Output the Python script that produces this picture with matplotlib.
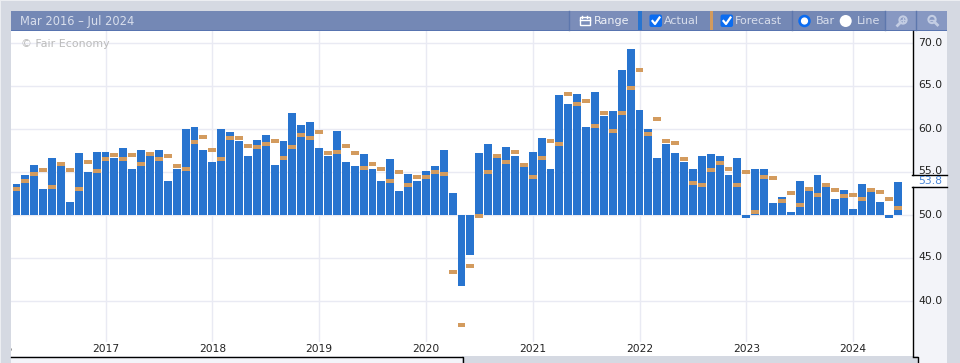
import matplotlib
matplotlib.use("Agg")
import matplotlib.pyplot as plt
from matplotlib.patches import Rectangle, Circle, FancyBboxPatch
import numpy as np

# monthly values, Mar 2016 onwards
actual = [53.5, 54.65, 55.8, 53.0, 56.6, 55.6, 51.5, 57.2, 54.9, 57.3,
          57.3, 56.6, 57.7, 55.35, 57.55, 56.75, 57.55, 53.95, 55.35, 59.9,
          60.2, 57.55, 56.05, 60.0, 59.65, 58.6, 56.85, 58.7, 59.2, 55.8,
          58.6, 61.75, 60.45, 60.8, 57.7, 56.85, 59.75, 56.15, 55.6, 57.0,
          55.25, 53.85, 56.5, 52.7, 54.75, 53.95, 55.1, 55.6, 57.45, 52.55,
          41.7, 45.3, 57.2, 58.25, 56.6, 57.9, 56.75, 55.6, 57.3, 58.85,
          55.35, 63.85, 62.8, 64.05, 60.2, 64.2, 61.5, 62.0, 66.85, 69.2,
          62.1, 60.0, 56.6, 58.25, 57.2, 56.05, 55.35, 56.85, 57.0, 56.85,
          54.55, 56.6, 49.55, 55.35, 55.25, 51.3, 52.0, 50.35, 53.95, 52.8,
          54.65, 53.7, 51.85, 52.8, 50.7, 53.5, 52.65, 51.5, 49.55, 53.8]
forecast = [53.0, 53.95, 54.77, 55.2, 53.15, 55.9, 55.2, 53.0, 56.05, 55.1,
            56.5, 56.9, 56.4, 56.9, 55.9, 57.0, 56.4, 56.75, 55.7, 55.35,
            58.4, 59.05, 57.45, 56.4, 58.85, 58.85, 58.0, 57.8, 58.15, 58.5,
            56.6, 57.9, 59.2, 58.95, 59.55, 57.1, 57.3, 58.0, 57.1, 55.45,
            55.9, 55.35, 53.85, 55.0, 53.4, 54.4, 54.4, 55.0, 54.75, 43.3,
            37.2, 44.0, 49.8, 54.9, 56.85, 56.15, 57.3, 55.8, 54.4, 56.6,
            58.6, 58.15, 64.05, 62.9, 63.25, 60.35, 61.75, 59.75, 61.75, 64.75,
            66.85, 59.4, 61.05, 58.5, 58.35, 56.4, 53.7, 53.4, 55.2, 55.95,
            55.35, 53.4, 54.9, 50.35, 54.4, 54.2, 51.6, 52.45, 51.15, 53.0,
            52.3, 53.4, 52.9, 52.1, 52.3, 51.85, 52.9, 52.65, 51.85, 50.8]
year_labels = ["2016", "2017", "2018", "2019", "2020", "2021", "2022", "2023", "2024"]
y_ticks = [40.0, 45.0, 50.0, 55.0, 60.0, 65.0, 70.0]

W, H = 960, 363
BAR = "#2874cf"
FC = "#d39b5e"
GRID = "#e9eaf3"
PANEL = "#f3f4f9"
plt.rcParams["font.family"] = "DejaVu Sans"

fig = plt.figure(figsize=(W / 100, H / 100), dpi=100, facecolor="#d5d9e2")


def box(l, t, r, b):
    # pixel box to figure fractions
    return [l / W, 1 - b / H, (r - l) / W, (b - t) / H]


# page furniture in pixel coords
bg = fig.add_axes([0, 0, 1, 1])
bg.set_xlim(0, W)
bg.set_ylim(H, 0)
bg.axis("off")
bg.add_patch(Rectangle((0, 0), W, 1, fc="#eceef2", ec="none"))
bg.add_patch(Rectangle((0, 0), 1, H, fc="#eceef2", ec="none"))
bg.add_patch(Rectangle((912, 31), 35, 332, fc=PANEL, ec="none"))
bg.add_patch(Rectangle((11, 356), 451, 7, fc=PANEL, ec="none"))
bg.add_patch(Rectangle((462, 356), 456, 7, fc="#d5d9e2", ec="none"))

ax = fig.add_axes(box(11, 31, 912.5, 356))
x = np.arange(len(actual))
ax.set_xlim(-0.618, 100.67)
ax.set_ylim(33.55, 71.34)
ax.set_facecolor("white")
for s in ["top", "left", "bottom", "right"]:
    ax.spines[s].set_visible(False)

ticks = [-2 + 12 * i for i in range(len(year_labels))]
ax.hlines(y_ticks, -1, 101, color=GRID, lw=1, zorder=0)
ax.vlines(ticks[1:], 0.0, 80, color=GRID, lw=1, zorder=0)
ax.add_patch(Rectangle((0, 0), 1, 14 / 325, transform=ax.transAxes, fc="white", ec="none", zorder=0.5))

# width leaves one pixel between neighbours once snapped (8.9 px a month)
bar_w = 1 - 1 / 8.9
ax.bar(x, np.array(actual) - 50, bottom=50, width=bar_w, color=BAR, zorder=2)
ax.bar(x, 4 / 8.6, bottom=np.array(forecast) - 2 / 8.6, width=bar_w, color=FC, zorder=3)

ax.set_xticks([])
ax.set_yticks([])
for t, lab in zip(ticks, year_labels):
    ax.annotate(lab, (t, 0), xycoords=("data", "axes fraction"), xytext=(0, 7), textcoords="offset pixels",
                ha="center", va="center", fontsize=7.7, color="#222222", annotation_clip=False, clip_on=True)
ax.text(0.011, 1 - 13 / 325, "© Fair Economy", transform=ax.transAxes, fontsize=7.9, color="#bbbbbb", va="center")

# toolbar, y axis panel and toolbar widgets go on top
fg = fig.add_axes([0, 0, 1, 1])
fg.set_xlim(0, W)
fg.set_ylim(H, 0)
fg.axis("off")
fg.patch.set_alpha(0)

fg.add_patch(Rectangle((913, 175.5), 34, 10.5, fc="white", ec="none"))
fg.plot([912.5, 912.5], [31, 175], color="black", lw=1)
fg.plot([912.5, 912.5], [186.5, 356], color="black", lw=1)
fg.plot([912, 947], [175, 175], color="black", lw=1)
fg.plot([912, 947], [186.5, 186.5], color="black", lw=1)
fg.plot([11, 462.5, 462.5], [356.5, 356.5, 363], color="black", lw=1)
fg.plot([912.5, 917.5, 917.5], [356.5, 356.5, 363], color="black", lw=1)
for v in y_ticks:
    py = 214.5 - (v - 50) * 8.6
    fg.text(918, py, f"{v:.1f}", fontsize=7.8, color="#222222", va="center", ha="left")
fg.text(918, 181, "53.8", fontsize=7.8, color="#4a86d8", va="center", ha="left")

fg.add_patch(Rectangle((11, 11), 936, 20, fc="#7488b5", ec="none"))
fg.add_patch(Rectangle((11, 30), 936, 1, fc="#5874b0", ec="none"))
fg.add_patch(Rectangle((569, 11), 69, 19, fc="#7b8db9", ec="none"))
fg.add_patch(Rectangle((638, 11), 4, 19, fc=BAR, ec="none"))
fg.add_patch(Rectangle((710, 11), 3, 19, fc=FC, ec="none"))
fg.add_patch(Rectangle((885, 11), 31, 19, fc="#8798c2", ec="none"))
fg.add_patch(Rectangle((917, 11), 30, 19, fc="#8798c2", ec="none"))
for sx in [569, 792, 885, 916]:
    fg.plot([sx, sx], [11, 30], color="#5d77ad", lw=1)

LABEL = "#d8deec"
fg.text(20, 21, "Mar 2016 – Jul 2024", fontsize=8.3, color=LABEL, va="center")
fg.text(594, 21.5, "Range", fontsize=8.0, color="#eef1f7", va="center")
fg.text(664, 21.5, "Actual", fontsize=8.0, color=LABEL, va="center")
fg.text(735, 21.5, "Forecast", fontsize=8.0, color=LABEL, va="center")
fg.text(816, 21.5, "Bar", fontsize=8.0, color=LABEL, va="center")
fg.text(857, 21.5, "Line", fontsize=8.0, color=LABEL, va="center")

# calendar icon
fg.add_patch(Rectangle((579.5, 17), 10, 8, fc="none", ec="white", lw=1))
fg.plot([579.5, 589.5], [19.5, 19.5], color="white", lw=1)
fg.plot([582, 582], [15.5, 17.5], color="white", lw=1)
fg.plot([587, 587], [15.5, 17.5], color="white", lw=1)

# checkboxes
for cx in [649.5, 720.5]:
    fg.add_patch(FancyBboxPatch((cx + 1, 15.5), 10.5, 10.5, boxstyle="round,pad=1,rounding_size=2", fc="#0b6cf0", ec="none"))
    fg.plot([cx + 3, cx + 5.5, cx + 10], [21, 24, 17.5], color="white", lw=1.6)

# radios
fg.add_patch(Circle((804.5, 21), 4.7, fc="#7488b5", ec="#0b6cf0", lw=2.2))
fg.add_patch(Circle((804.5, 21), 3.6, fc="white", ec="none"))
fg.add_patch(Circle((845.7, 21), 6, fc="white", ec="none"))

# zoom icons
ICON = "#c3cde3"
fg.add_patch(Circle((903, 20), 3.6, fc="none", ec=ICON, lw=1.5))
fg.plot([900.5, 897.5], [22.5, 25.5], color=ICON, lw=2)
fg.plot([901, 905], [20, 20], color=ICON, lw=1)
fg.plot([903, 903], [18, 22], color=ICON, lw=1)
fg.add_patch(Circle((932, 19.5), 3.6, fc="none", ec=ICON, lw=1.5))
fg.plot([934.5, 937.5], [22, 25], color=ICON, lw=2)
fg.plot([930, 934], [19.5, 19.5], color=ICON, lw=1)

fig.savefig("out.png", dpi=100, facecolor=fig.get_facecolor())
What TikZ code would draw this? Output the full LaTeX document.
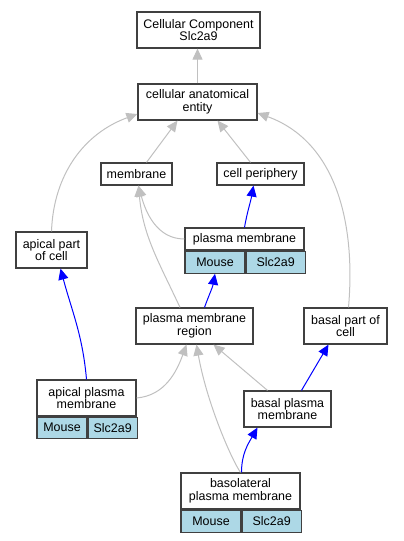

━━━━━━

*Set task*
Begin at the first line of the records and please reproduce every line exactly through the one containing "import numpy as np", leaving all pictures out.

*Correct result*
Output the Python script that produces this picture with matplotlib.
import matplotlib
matplotlib.use("Agg")
import matplotlib.pyplot as plt
from matplotlib.patches import Rectangle, Circle, FancyBboxPatch
import numpy as np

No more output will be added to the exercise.